=== PROVIDED DATA ===
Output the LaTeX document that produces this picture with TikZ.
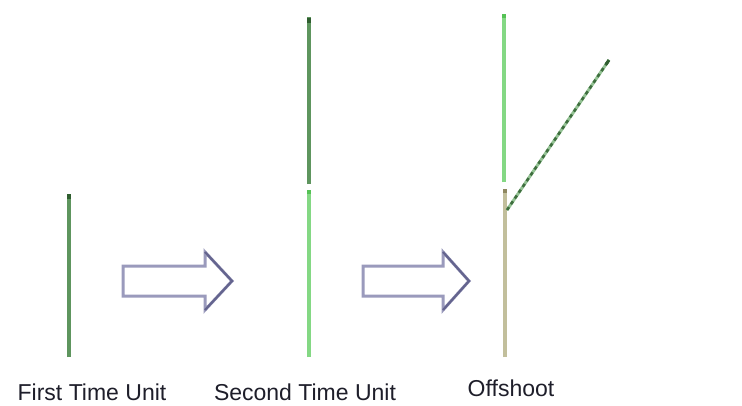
\documentclass[tikz,border=0pt]{standalone}
\usepackage{fontspec}
\setmainfont{Liberation Sans}
\definecolor{stemdark}{HTML}{5E955E}
\definecolor{stemlight}{HTML}{84D884}
\definecolor{stemtan}{HTML}{C2BF9C}
\definecolor{tipdark}{HTML}{2F5E2F}
\definecolor{tiplight}{HTML}{55C255}
\definecolor{tiptan}{HTML}{8E8760}
\definecolor{dashdark}{HTML}{3E6E3E}
\definecolor{dashlight}{HTML}{94C294}
\definecolor{arrowedge}{HTML}{9A9ABC}
\definecolor{arrowhead}{HTML}{64648E}
\definecolor{labelcol}{HTML}{1E1E2A}
\begin{document}
\begin{tikzpicture}[x=1pt,y=-1pt,
  stem/.style={line width=3.5pt},
  tipdot/.style={line width=3.5pt},
  lbl/.style={inner sep=0pt, anchor=base, text=labelcol, font=\fontsize{23}{27}\selectfont},
  bigarrow/.style={draw=arrowedge, fill=white, line width=3pt, line join=miter},
  headedge/.style={draw=arrowhead, line width=2.2pt}]
\useasboundingbox (0,0) rectangle (742,405);
\fill[white] (0,0) rectangle (742,405);

% first time unit
\coordinate (a0) at (69,357);
\coordinate (a1) at (69,194);
\draw[stem, stemdark] (a0) -- (a1);
\draw[tipdot, tipdark] (69,194) -- (69,199);

% second time unit
\coordinate (b0) at (309,357);
\coordinate (b1) at (309,190);
\coordinate (b2) at (309,184);
\coordinate (b3) at (309,17);
\draw[stem, stemlight] (b0) -- (b1);
\draw[stem, stemdark] (b2) -- (b3);
\draw[tipdot, tiplight] (309,190) -- (309,194);
\draw[tipdot, tipdark] (309,18) -- (309,23);

% offshoot
\coordinate (c0) at (505,357);
\coordinate (c1) at (505,189);
\coordinate (c2) at (504,182);
\coordinate (c3) at (504,14);
\coordinate (d0) at (507,210);
\coordinate (d1) at (609,60);
\draw[stem, stemtan] (c0) -- (c1);
\draw[tipdot, tiptan] (505,189) -- (505,193);
\draw[stem, stemlight] (c2) -- (c3);
\draw[tipdot, tiplight] (504,14) -- (504,18);
\draw[line width=3pt, dashlight] (d0) -- (d1);
\draw[line width=2.6pt, dashdark, dash pattern=on 3.5pt off 3.5pt] (d0) -- (d1);
\draw[tipdot, tipdark, line width=3pt] (606,64.4) -- (609,60);

% block arrows
\draw[bigarrow] (123,266) -- (205,266) -- (205,252) -- (232,281) -- (205,310) -- (205,296) -- (123,296) -- cycle;
\draw[headedge] (205,252) -- (232,281) -- (205,310);
\draw[bigarrow] (363,266) -- (443,266) -- (443,252) -- (469,281) -- (443,310) -- (443,296) -- (363,296) -- cycle;
\draw[headedge] (443,252) -- (469,281) -- (443,310);

% labels
\node[lbl] (l1) at (92,400) {First Time Unit};
\node[lbl] (l2) at (305,400) {Second Time Unit};
\node[lbl] (l3) at (511,396) {Offshoot};
\end{tikzpicture}
\end{document}
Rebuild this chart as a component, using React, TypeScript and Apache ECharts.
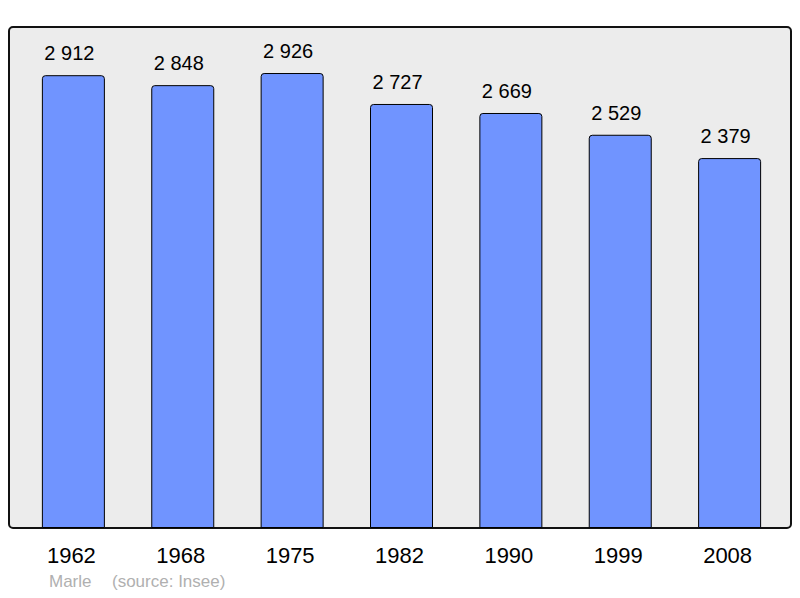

=== EXERCISE BRIEF ===
Each record above must be returned exactly as written, with its pictures omitted.

=== CORRECT RESPONSE ===
Output the LaTeX document that produces this picture with TikZ.
\documentclass[tikz,border=0pt]{standalone}
\usepackage{fontspec}
\setmainfont{Liberation Sans}
\definecolor{stemdark}{HTML}{5E955E}
\definecolor{stemlight}{HTML}{84D884}
\definecolor{stemtan}{HTML}{C2BF9C}
\definecolor{tipdark}{HTML}{2F5E2F}
\definecolor{tiplight}{HTML}{55C255}
\definecolor{tiptan}{HTML}{8E8760}
\definecolor{dashdark}{HTML}{3E6E3E}
\definecolor{dashlight}{HTML}{94C294}
\definecolor{arrowedge}{HTML}{9A9ABC}
\definecolor{arrowhead}{HTML}{64648E}
\definecolor{labelcol}{HTML}{1E1E2A}
\begin{document}
\begin{tikzpicture}[x=1pt,y=-1pt,
  stem/.style={line width=3.5pt},
  tipdot/.style={line width=3.5pt},
  lbl/.style={inner sep=0pt, anchor=base, text=labelcol, font=\fontsize{23}{27}\selectfont},
  bigarrow/.style={draw=arrowedge, fill=white, line width=3pt, line join=miter},
  headedge/.style={draw=arrowhead, line width=2.2pt}]
\useasboundingbox (0,0) rectangle (742,405);
\fill[white] (0,0) rectangle (742,405);

% first time unit
\coordinate (a0) at (69,357);
\coordinate (a1) at (69,194);
\draw[stem, stemdark] (a0) -- (a1);
\draw[tipdot, tipdark] (69,194) -- (69,199);

% second time unit
\coordinate (b0) at (309,357);
\coordinate (b1) at (309,190);
\coordinate (b2) at (309,184);
\coordinate (b3) at (309,17);
\draw[stem, stemlight] (b0) -- (b1);
\draw[stem, stemdark] (b2) -- (b3);
\draw[tipdot, tiplight] (309,190) -- (309,194);
\draw[tipdot, tipdark] (309,18) -- (309,23);

% offshoot
\coordinate (c0) at (505,357);
\coordinate (c1) at (505,189);
\coordinate (c2) at (504,182);
\coordinate (c3) at (504,14);
\coordinate (d0) at (507,210);
\coordinate (d1) at (609,60);
\draw[stem, stemtan] (c0) -- (c1);
\draw[tipdot, tiptan] (505,189) -- (505,193);
\draw[stem, stemlight] (c2) -- (c3);
\draw[tipdot, tiplight] (504,14) -- (504,18);
\draw[line width=3pt, dashlight] (d0) -- (d1);
\draw[line width=2.6pt, dashdark, dash pattern=on 3.5pt off 3.5pt] (d0) -- (d1);
\draw[tipdot, tipdark, line width=3pt] (606,64.4) -- (609,60);

% block arrows
\draw[bigarrow] (123,266) -- (205,266) -- (205,252) -- (232,281) -- (205,310) -- (205,296) -- (123,296) -- cycle;
\draw[headedge] (205,252) -- (232,281) -- (205,310);
\draw[bigarrow] (363,266) -- (443,266) -- (443,252) -- (469,281) -- (443,310) -- (443,296) -- (363,296) -- cycle;
\draw[headedge] (443,252) -- (469,281) -- (443,310);

% labels
\node[lbl] (l1) at (92,400) {First Time Unit};
\node[lbl] (l2) at (305,400) {Second Time Unit};
\node[lbl] (l3) at (511,396) {Offshoot};
\end{tikzpicture}
\end{document}
Rebuild this chart as a component, using React, TypeScript and Apache ECharts.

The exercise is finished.